Omit all images, then return the remaining material exactly as it stands.

•••••

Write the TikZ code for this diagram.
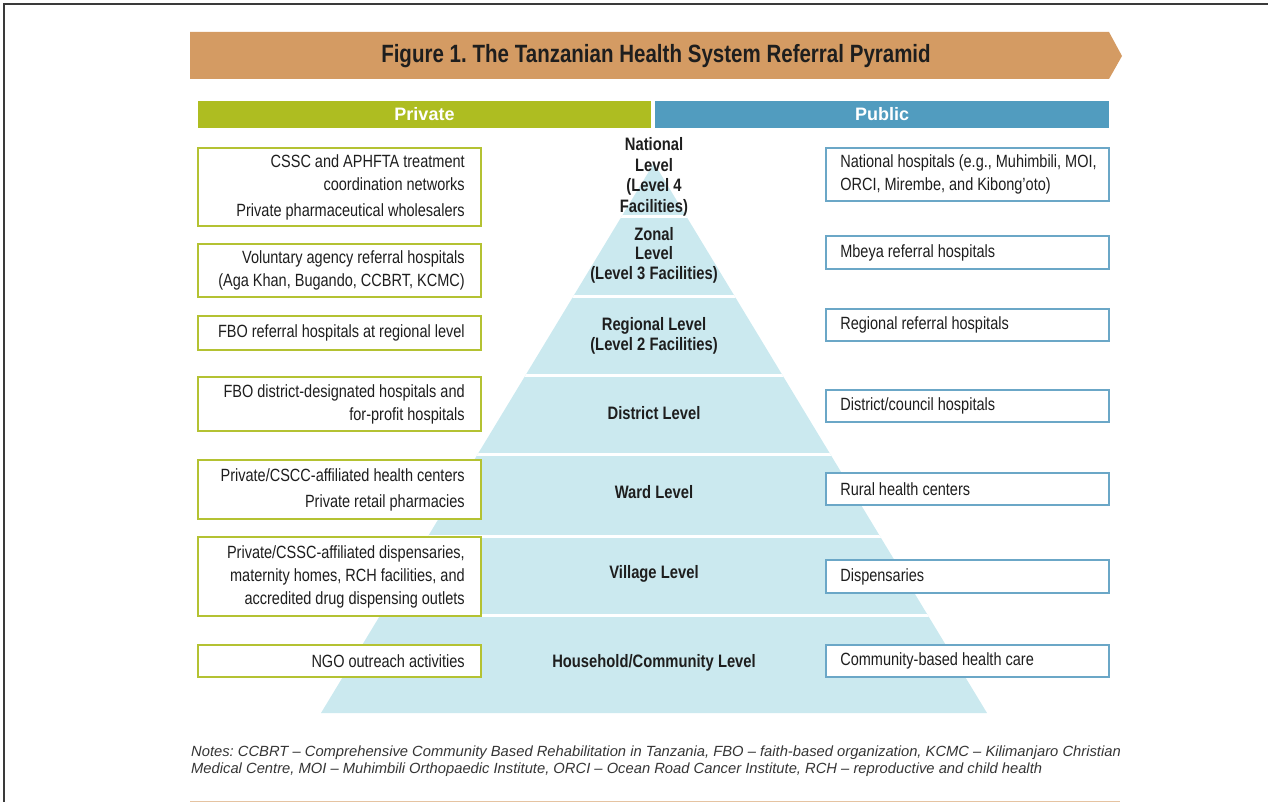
\documentclass[tikz,border=0pt]{standalone}
\usepackage{fontspec}
\setmainfont{Liberation Sans}[FakeStretch=0.82]
\newfontfamily\notefont{Liberation Sans}
\usepackage{tikz}
\usetikzlibrary{positioning, calc}
\newcommand{\tightsp}[1]{\frenchspacing\spaceskip=#1 plus 1pt minus 0.5pt\relax}
\definecolor{titletan}{HTML}{D49B63}
\definecolor{privgreen}{HTML}{AEBD21}
\definecolor{pubblue}{HTML}{519CBF}
\definecolor{privline}{HTML}{B4C232}
\definecolor{publine}{HTML}{6BA7C7}
\definecolor{pyrblue}{HTML}{CBE9EF}
\definecolor{textgray}{HTML}{1E1E1E}
\definecolor{framegray}{HTML}{3A3A3A}
\tikzstyle{privbox} = [draw=privline, line width=1.8pt, fill=white,
minimum width=283pt, inner sep=0pt]
\tikzstyle{pubbox} = [draw=publine, line width=1.8pt, fill=white,
minimum width=283pt, inner sep=0pt]
\tikzstyle{boxtext} = [inner sep=0pt, text=textgray,
font=\fontsize{17.7}{23}\selectfont\tightsp{4pt}]
\tikzstyle{levellabel} = [align=center, text=textgray, inner sep=0pt,
font=\bfseries\fontsize{18}{20.5}\selectfont\tightsp{4.2pt}]
\tikzstyle{headbox} = [text=white, inner sep=0pt,
minimum height=27pt, font=\notefont\bfseries\fontsize{18}{20}\selectfont]

\begin{document}
\begin{tikzpicture}[x=1pt, y=-1pt]
	\useasboundingbox (0,0) rectangle (1268,802);
	%% page frame
	\draw[line width=2pt, framegray] (4,802) -- (4,4) -- (1268,4);
	\draw[titletan!60, line width=1pt] (190,801) -- (1120,801);
	%% title banner
	\fill[titletan] (190,32) -- (1109,32) -- (1122,56) -- (1109,79) -- (190,79) -- cycle;
	\node[text=textgray, font=\bfseries\fontsize{25}{28}\selectfont\tightsp{5.8pt}] (title) at (656,56)
	{Figure 1. The Tanzanian Health System Referral Pyramid};
	%% column headers
	\node[headbox, fill=privgreen, minimum width=453pt] (private) at (424.5,114.5) {Private};
	\node[headbox, fill=pubblue, minimum width=454pt] (public) at (882,114.5) {Public};
	%% pyramid
	\coordinate (apex) at (654,163);
	\coordinate (baseL) at (321,713);
	\coordinate (baseR) at (987,713);
	\fill[pyrblue] (apex) -- (baseR) -- (baseL) -- cycle;
	\begin{scope}
		\clip (apex) -- (baseR) -- (baseL) -- cycle;
		\foreach \y in {217,296,375,454,536,615}
			\draw[white, line width=3pt] (300,\y) -- (1010,\y);
	\end{scope}
	\node[levellabel] (natlevel) at (654,177) {National\\Level\\(Level 4\\Facilities)};
	\node[levellabel, font=\bfseries\fontsize{18}{19.5}\selectfont\tightsp{4.2pt}] (zonlevel) at (654,255) {Zonal\\Level\\(Level 3 Facilities)};
	\node[levellabel] (reglevel) at (654,336) {Regional Level\\(Level 2 Facilities)};
	\node[levellabel] (dislevel) at (654,413) {District Level};
	\node[levellabel] (wardlevel) at (654,492) {Ward Level};
	\node[levellabel] (villevel) at (654,574) {Village Level};
	\node[levellabel] (hhlevel) at (654,663) {Household/Community Level};
	%% private side
	\node[privbox, minimum height=78pt] (privnat) at (339.5,187) {};
	\node[privbox, minimum height=53pt] (privzon) at (339.5,270.5) {};
	\node[privbox, minimum height=34pt] (privreg) at (339.5,333) {};
	\node[privbox, minimum height=54pt] (privdis) at (339.5,404) {};
	\node[privbox, minimum height=59pt] (privward) at (339.5,489.5) {};
	\node[privbox, minimum height=79pt] (privvil) at (339.5,576.5) {};
	\node[privbox, minimum height=32pt] (privhh) at (339.5,661) {};
	\node[boxtext, align=right, left=17pt of privnat.east] (privnattxt) {
		CSSC and APHFTA treatment\\
		coordination networks\\[3pt]
		Private pharmaceutical wholesalers};
	\node[boxtext, align=right, left=17pt of privzon.east] (privzontxt) {
		Voluntary agency referral hospitals\\
		(Aga Khan, Bugando, CCBRT, KCMC)};
	\node[boxtext, align=right, left=17pt of privreg.east] (privregtxt) {
		FBO referral hospitals at regional level};
	\node[boxtext, align=right, left=17pt of privdis.east] (privdistxt) {
		FBO district-designated hospitals and\\
		for-profit hospitals};
	\node[boxtext, align=right, left=17pt of privward.east] (privwardtxt) {
		Private/CSCC-affiliated health centers\\[3pt]
		Private retail pharmacies};
	\node[boxtext, align=right, left=17pt of privvil.east] (privviltxt) {
		Private/CSSC-affiliated dispensaries,\\
		maternity homes, RCH facilities, and\\
		accredited drug dispensing outlets};
	\node[boxtext, align=right, left=17pt of privhh.east] (privhhtxt) {
		NGO outreach activities};
	%% public side
	\node[pubbox, minimum height=53pt] (pubnat) at (967.5,174.5) {};
	\node[pubbox, minimum height=33pt] (pubzon) at (967.5,252.5) {};
	\node[pubbox, minimum height=32pt] (pubreg) at (967.5,325) {};
	\node[pubbox, minimum height=32pt] (pubdis) at (967.5,406) {};
	\node[pubbox, minimum height=32pt] (pubward) at (967.5,489) {};
	\node[pubbox, minimum height=33pt] (pubvil) at (967.5,576.5) {};
	\node[pubbox, minimum height=32pt] (pubhh) at (967.5,661) {};
	\node[boxtext, align=left, right=15pt of pubnat.west] (pubnattxt) {
		National hospitals (e.g., Muhimbili, MOI,\\
		ORCI, Mirembe, and Kibong'oto)};
	\node[boxtext, right=15pt of pubzon.west] (pubzontxt) {Mbeya referral hospitals};
	\node[boxtext, right=15pt of pubreg.west] (pubregtxt) {Regional referral hospitals};
	\node[boxtext, right=15pt of pubdis.west] (pubdistxt) {District/council hospitals};
	\node[boxtext, right=15pt of pubward.west] (pubwardtxt) {Rural health centers};
	\node[boxtext, right=15pt of pubvil.west] (pubviltxt) {Dispensaries};
	\node[boxtext, right=15pt of pubhh.west] (pubhhtxt) {Community-based health care};
	%% notes
	\node[anchor=north west, align=left, inner sep=0pt, text=textgray!90,
	font=\notefont\itshape\fontsize{14.75}{17}\selectfont\frenchspacing] (notes) at (191,746) {
		Notes: CCBRT – Comprehensive Community Based Rehabilitation in Tanzania, FBO – faith-based organization, KCMC – Kilimanjaro Christian\\
		Medical Centre, MOI – Muhimbili Orthopaedic Institute, ORCI – Ocean Road Cancer Institute, RCH – reproductive and child health};
\end{tikzpicture}
\end{document}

•••••

OUTPUT OF THE EXERCISE –
Write the TikZ code for this diagram.
\documentclass[tikz,border=0pt]{standalone}
\usepackage{fontspec}
\setmainfont{Liberation Sans}[FakeStretch=0.82]
\newfontfamily\notefont{Liberation Sans}
\usepackage{tikz}
\usetikzlibrary{positioning, calc}
\newcommand{\tightsp}[1]{\frenchspacing\spaceskip=#1 plus 1pt minus 0.5pt\relax}
\definecolor{titletan}{HTML}{D49B63}
\definecolor{privgreen}{HTML}{AEBD21}
\definecolor{pubblue}{HTML}{519CBF}
\definecolor{privline}{HTML}{B4C232}
\definecolor{publine}{HTML}{6BA7C7}
\definecolor{pyrblue}{HTML}{CBE9EF}
\definecolor{textgray}{HTML}{1E1E1E}
\definecolor{framegray}{HTML}{3A3A3A}
\tikzstyle{privbox} = [draw=privline, line width=1.8pt, fill=white,
minimum width=283pt, inner sep=0pt]
\tikzstyle{pubbox} = [draw=publine, line width=1.8pt, fill=white,
minimum width=283pt, inner sep=0pt]
\tikzstyle{boxtext} = [inner sep=0pt, text=textgray,
font=\fontsize{17.7}{23}\selectfont\tightsp{4pt}]
\tikzstyle{levellabel} = [align=center, text=textgray, inner sep=0pt,
font=\bfseries\fontsize{18}{20.5}\selectfont\tightsp{4.2pt}]
\tikzstyle{headbox} = [text=white, inner sep=0pt,
minimum height=27pt, font=\notefont\bfseries\fontsize{18}{20}\selectfont]

\begin{document}
\begin{tikzpicture}[x=1pt, y=-1pt]
	\useasboundingbox (0,0) rectangle (1268,802);
	%% page frame
	\draw[line width=2pt, framegray] (4,802) -- (4,4) -- (1268,4);
	\draw[titletan!60, line width=1pt] (190,801) -- (1120,801);
	%% title banner
	\fill[titletan] (190,32) -- (1109,32) -- (1122,56) -- (1109,79) -- (190,79) -- cycle;
	\node[text=textgray, font=\bfseries\fontsize{25}{28}\selectfont\tightsp{5.8pt}] (title) at (656,56)
	{Figure 1. The Tanzanian Health System Referral Pyramid};
	%% column headers
	\node[headbox, fill=privgreen, minimum width=453pt] (private) at (424.5,114.5) {Private};
	\node[headbox, fill=pubblue, minimum width=454pt] (public) at (882,114.5) {Public};
	%% pyramid
	\coordinate (apex) at (654,163);
	\coordinate (baseL) at (321,713);
	\coordinate (baseR) at (987,713);
	\fill[pyrblue] (apex) -- (baseR) -- (baseL) -- cycle;
	\begin{scope}
		\clip (apex) -- (baseR) -- (baseL) -- cycle;
		\foreach \y in {217,296,375,454,536,615}
			\draw[white, line width=3pt] (300,\y) -- (1010,\y);
	\end{scope}
	\node[levellabel] (natlevel) at (654,177) {National\\Level\\(Level 4\\Facilities)};
	\node[levellabel, font=\bfseries\fontsize{18}{19.5}\selectfont\tightsp{4.2pt}] (zonlevel) at (654,255) {Zonal\\Level\\(Level 3 Facilities)};
	\node[levellabel] (reglevel) at (654,336) {Regional Level\\(Level 2 Facilities)};
	\node[levellabel] (dislevel) at (654,413) {District Level};
	\node[levellabel] (wardlevel) at (654,492) {Ward Level};
	\node[levellabel] (villevel) at (654,574) {Village Level};
	\node[levellabel] (hhlevel) at (654,663) {Household/Community Level};
	%% private side
	\node[privbox, minimum height=78pt] (privnat) at (339.5,187) {};
	\node[privbox, minimum height=53pt] (privzon) at (339.5,270.5) {};
	\node[privbox, minimum height=34pt] (privreg) at (339.5,333) {};
	\node[privbox, minimum height=54pt] (privdis) at (339.5,404) {};
	\node[privbox, minimum height=59pt] (privward) at (339.5,489.5) {};
	\node[privbox, minimum height=79pt] (privvil) at (339.5,576.5) {};
	\node[privbox, minimum height=32pt] (privhh) at (339.5,661) {};
	\node[boxtext, align=right, left=17pt of privnat.east] (privnattxt) {
		CSSC and APHFTA treatment\\
		coordination networks\\[3pt]
		Private pharmaceutical wholesalers};
	\node[boxtext, align=right, left=17pt of privzon.east] (privzontxt) {
		Voluntary agency referral hospitals\\
		(Aga Khan, Bugando, CCBRT, KCMC)};
	\node[boxtext, align=right, left=17pt of privreg.east] (privregtxt) {
		FBO referral hospitals at regional level};
	\node[boxtext, align=right, left=17pt of privdis.east] (privdistxt) {
		FBO district-designated hospitals and\\
		for-profit hospitals};
	\node[boxtext, align=right, left=17pt of privward.east] (privwardtxt) {
		Private/CSCC-affiliated health centers\\[3pt]
		Private retail pharmacies};
	\node[boxtext, align=right, left=17pt of privvil.east] (privviltxt) {
		Private/CSSC-affiliated dispensaries,\\
		maternity homes, RCH facilities, and\\
		accredited drug dispensing outlets};
	\node[boxtext, align=right, left=17pt of privhh.east] (privhhtxt) {
		NGO outreach activities};
	%% public side
	\node[pubbox, minimum height=53pt] (pubnat) at (967.5,174.5) {};
	\node[pubbox, minimum height=33pt] (pubzon) at (967.5,252.5) {};
	\node[pubbox, minimum height=32pt] (pubreg) at (967.5,325) {};
	\node[pubbox, minimum height=32pt] (pubdis) at (967.5,406) {};
	\node[pubbox, minimum height=32pt] (pubward) at (967.5,489) {};
	\node[pubbox, minimum height=33pt] (pubvil) at (967.5,576.5) {};
	\node[pubbox, minimum height=32pt] (pubhh) at (967.5,661) {};
	\node[boxtext, align=left, right=15pt of pubnat.west] (pubnattxt) {
		National hospitals (e.g., Muhimbili, MOI,\\
		ORCI, Mirembe, and Kibong'oto)};
	\node[boxtext, right=15pt of pubzon.west] (pubzontxt) {Mbeya referral hospitals};
	\node[boxtext, right=15pt of pubreg.west] (pubregtxt) {Regional referral hospitals};
	\node[boxtext, right=15pt of pubdis.west] (pubdistxt) {District/council hospitals};
	\node[boxtext, right=15pt of pubward.west] (pubwardtxt) {Rural health centers};
	\node[boxtext, right=15pt of pubvil.west] (pubviltxt) {Dispensaries};
	\node[boxtext, right=15pt of pubhh.west] (pubhhtxt) {Community-based health care};
	%% notes
	\node[anchor=north west, align=left, inner sep=0pt, text=textgray!90,
	font=\notefont\itshape\fontsize{14.75}{17}\selectfont\frenchspacing] (notes) at (191,746) {
		Notes: CCBRT – Comprehensive Community Based Rehabilitation in Tanzania, FBO – faith-based organization, KCMC – Kilimanjaro Christian\\
		Medical Centre, MOI – Muhimbili Orthopaedic Institute, ORCI – Ocean Road Cancer Institute, RCH – reproductive and child health};
\end{tikzpicture}
\end{document}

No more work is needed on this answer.